In terms of train journeys, the longest one that I have ever taken was from Changchun in the north east of China to Guangzhou in Canton in the very south of China. The journey time was 36 hours and I had booked a small room with a bed and ensuite bathroom. That makes it sound like I was travelling in the lap of luxury but it was not the Orient Express! I was very glad to have a little privacy in terms of the bathroom and to be able to sleep undisturbed. I was travelling in the winter and I left a frozen winter wonderland behind. For 24 hours the scenery continued to be a white spectacle and it is in these moments that one realises the enormity of a country such as China. After about 24 hours the snow and ice started disappearing and was replaced by green and lush vegetation, evidence that we were in the warmer regions of southern China.

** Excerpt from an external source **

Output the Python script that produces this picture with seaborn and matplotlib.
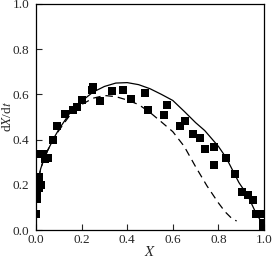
import pandas as pd
import seaborn as sns
import matplotlib.pyplot as plt

# Experimental points (X, dX/dt)
exp_x = [0.0, 0.003, 0.006, 0.003, 0.015, 0.02, 0.013, 0.02, 0.032, 0.04, 0.054, 0.076,
         0.09, 0.127, 0.16, 0.18, 0.2, 0.244, 0.248, 0.28, 0.335, 0.38, 0.417,
         0.48, 0.49, 0.56, 0.575, 0.63, 0.652, 0.689, 0.72, 0.74, 0.78, 0.78,
         0.834, 0.875, 0.905, 0.93, 0.95, 0.963, 0.988, 0.995, 0.995]
exp_y = [0.07, 0.137, 0.155, 0.198, 0.185, 0.2, 0.234, 0.335, 0.335, 0.313, 0.317, 0.396,
         0.458, 0.511, 0.529, 0.546, 0.577, 0.621, 0.634, 0.57, 0.614, 0.62, 0.58,
         0.607, 0.529, 0.507, 0.555, 0.458, 0.484, 0.426, 0.408, 0.357, 0.367, 0.286,
         0.32, 0.25, 0.169, 0.154, 0.132, 0.07, 0.07, 0.03, 0.01]

# Model curve (solid)
solid_x = [0.0, 0.005, 0.01, 0.02, 0.03, 0.05, 0.08, 0.1, 0.15, 0.2, 0.25, 0.3, 0.35,
           0.4, 0.45, 0.5, 0.55, 0.6, 0.65, 0.7, 0.74, 0.8, 0.834, 0.89, 0.93, 0.96,
           0.98, 1.0]
solid_y = [0.12, 0.18, 0.22, 0.27, 0.30, 0.35, 0.41, 0.445, 0.52, 0.57, 0.61, 0.635,
           0.65, 0.652, 0.643, 0.625, 0.60, 0.573, 0.525, 0.475, 0.44, 0.37, 0.32,
           0.21, 0.15, 0.085, 0.05, 0.02]

# Model curve (dashed)
dash_x = [0.0, 0.005, 0.01, 0.02, 0.03, 0.05, 0.08, 0.1, 0.15, 0.2, 0.25, 0.3, 0.35,
          0.4, 0.45, 0.5, 0.55, 0.6, 0.65, 0.7, 0.75, 0.8, 0.83, 0.86, 0.88]
dash_y = [0.12, 0.18, 0.22, 0.27, 0.30, 0.35, 0.41, 0.44, 0.51, 0.555, 0.583, 0.595,
          0.59, 0.575, 0.555, 0.52, 0.478, 0.435, 0.37, 0.28, 0.195, 0.12, 0.08,
          0.05, 0.04]

x_ticks = [0.0, 0.2, 0.4, 0.6, 0.8, 1.0]
y_ticks = [0.0, 0.2, 0.4, 0.6, 0.8, 1.0]

sns.set_style("ticks")
plt.rcParams['font.family'] = ['Liberation Serif', 'DejaVu Serif']
plt.rcParams['mathtext.fontset'] = 'stix'

fig = plt.figure(figsize=(2.73, 2.62), dpi=100)
ax = fig.add_axes([0.132, 0.122, 0.835, 0.863])

solid_df = pd.DataFrame({'x': solid_x, 'y': solid_y})
dash_df = pd.DataFrame({'x': dash_x, 'y': dash_y})
exp_df = pd.DataFrame({'x': exp_x, 'y': exp_y})

sns.lineplot(data=solid_df, x='x', y='y', sort=False, color='black', lw=0.9, ax=ax)
sns.lineplot(data=dash_df, x='x', y='y', sort=False, color='black', lw=0.9,
             linestyle=(0, (6, 4)), ax=ax)
sns.scatterplot(data=exp_df, x='x', y='y', marker='s', s=30, color='black',
                edgecolor='black', linewidth=0, ax=ax, zorder=3)

ax.set_xlim(0, 1.0)
ax.set_ylim(0, 1.0)
ax.set_xticks(x_ticks)
ax.set_yticks(y_ticks)
ax.set_xticklabels([f'{v:.1f}' for v in x_ticks])
ax.set_yticklabels([f'{v:.1f}' for v in y_ticks])
ax.tick_params(direction='in', length=4, width=0.8, labelsize=9.5)
ax.tick_params(axis='x', pad=3)
ax.tick_params(axis='y', pad=5)
for s in ax.spines.values():
    s.set_linewidth(0.9)
    s.set_color('black')

ax.set_xlabel('$X$', fontsize=10.5, labelpad=-1)
ax.set_ylabel('d$X$/d$t$', fontsize=9.5)
ax.yaxis.set_label_coords(-0.098, 0.5)

plt.savefig('out.png', dpi=100)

But back to space travel. Ten minutes in a spacecraft. Ten minutes. There and back. I’m not sure if ten minutes satisfies the traveller in me, but of course, it would be like no other journey. It would also be rather odd not to take any photos. Taking photos is a normal travelling activity whether you have professional camera equipment or a phone. So a journey into space would have to be recorded in your mind. No replay buttons for friends. No selfies for social media. No uploaded videos to impress anyone who is remotely interested. No photos to look at after the journey was over. How would one find the words to talk about what hasn’t been seen by the majority? To describe something that doesn’t actually exist for those who have their feet firmly planted on planet Earth? And if you had the words to describe what you saw, how would you be able to describe your personal emotions at seeing something so amazing? To what could it be compared? Now there’s a challenge for anyone in terms of communication!
With the success of the maiden voyage of the New Shepard as well as Sir Richard Branson’s maiden voyage on the Virgin Galactic to the edge of space on 11th July 2021, it is obvious that our world has entered a new era. An era where space travel is no longer the imagination of Hollywood brought to life by special effects. An age where travel to exotic destinations has been eclipsed by the opportunity - for a privileged minority - to go where very few have been before. As I write this and consider the astonishing news from July, I must admit that I am astounded that this has become reality in my lifetime. Perhaps I shouldn’t be, but it really does seem incredulous that this has been achieved and that space travel has gone beyond teams of scientists doing investigation and research.
So if for some random reason, my name was selected from a hat to be the ‘selected guest’ on a space voyage, would I go? Most definitely I would! I may have said it before, but I will say it again. Life is for living and opportunities are to be taken whenever they come along. Sometimes opportunities don’t come our way a second time in life. Sometimes they do, but we can never be guaranteed that they will. So, my philosophy for an exciting life is carpe diem. Seize the day - today. Not tomorrow. Just do it! And although I love long-distance travel and am very comfortable flying across the planet, I must admit, a ten-minute experience into space would be my trip of a lifetime.